The SPF meters through the lens using a CdS cell and a match-needle system in the viewfinder; it accepts films from ISO 20 to 3200. There’s no on/off switch, but at and below 2 EV the meter deactivates. Keeping the lens capped effectively turns the camera off.
The focusing screen includes a microprism patch. You twist the focus ring until everything looks sharp and the patch stops shimmering. The older I get the harder it is to see the shimmer, and so I prefer split-image focusing screens. This is the only serious thing I wish were different about the SPF, because otherwise mine is just a joy to shoot.
By the way, if you like Pentax SLRs then also see my reviews of the Spotmatic SP (here), the K1000 (here), the KM (here), and the ME (here). Or just check out all of my camera reviews here.
This SPF came to me with a 35mm f/3.5 Super-Multi-Coated Takumar lens. I love 35mm for everyday walking-around photography! Confident in my just-serviced camera I skipped over the inexpensive films with which I normally test cameras and loaded a roll of Ektar.
I took the SPF to Nashville, Indiana, where I attended a conference. My day was pretty packed, but I slipped away at lunch for some photography.
35mm lenses are just made for walking around and capturing scenery, of which there is plenty in Nashville. And this Takumar is sharp and renders color well.
Downtown Nashville is all little shops and restaurants. It’s a fun day out, easily reached from Indianapolis.

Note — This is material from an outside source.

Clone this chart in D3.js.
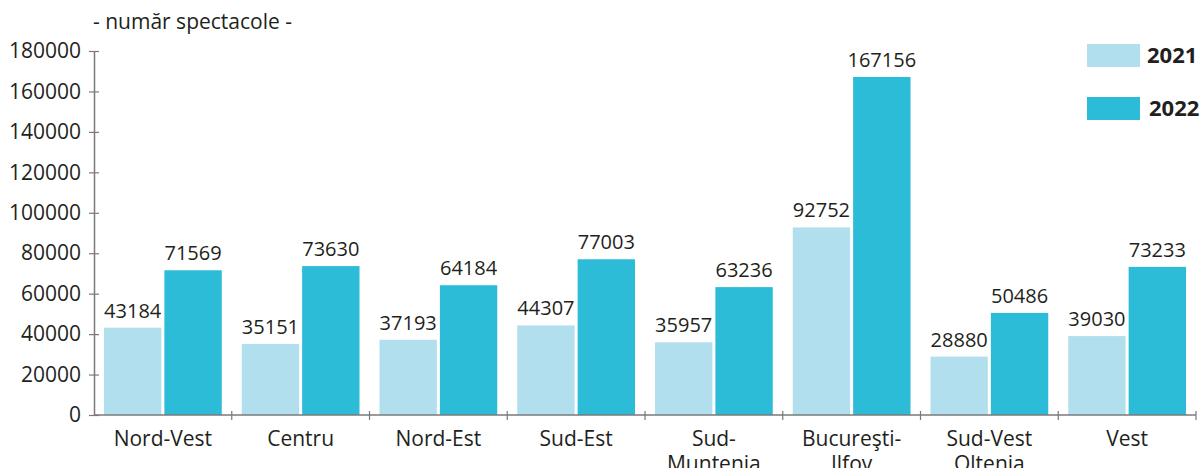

Nooks and crannies throughout Nashville provide plenty of interesting subjects.
On a sunnier day I visited the cemetery near my house. This monument went up in the last year or so but I’ve already shot it many times. The Ektar handled the brown well.
But wait…what’s that? Up there, in the trees? A little bokeh?
Yes, and it’s interesting bokeh, a constellation of little points. If only the subject (those leaves) was more interesting.
I walked through the neighborhood one afternoon with the SPF. This isn’t a neighborhood of picket fences, this one neighbor notwithstanding.
Another neighbor recently started parking this mid-1970s Ford Thunderbird curbside. It’s not plated. In a tonier neighborhood the HOA would be all over this Bird’s owner like stink on a garbage truck. Here, we have no HOA. His car can sit there for as long as it wants.
I waited until the end to say that the Spotmatic F is essentially the same camera as the 1976 Pentax K1000, except the K1000 uses the then-new K bayonet lens mount. Every other SPF review says that up front and I didn’t want to be tiresome. But I’m mentioning it now because I’ve owned a few K1000s, fine and competent cameras the lot. But I experienced real joy shooting this SPF, a feeling I’ve found elusive with any K1000.
Perhaps some of that joy comes from my SPF’s like-new condition. Buttery operation never fails to impress. But most of it comes from an indescribable quality, something special that got lost in the K-mount translation. If you know your way around apertures and shutter speeds and want to break into film SLRs, just get a Spotmatic F. Pair it with the astonishing 55mm f/1.8 SMC Takumar lens and you’ll never fail to have great fun.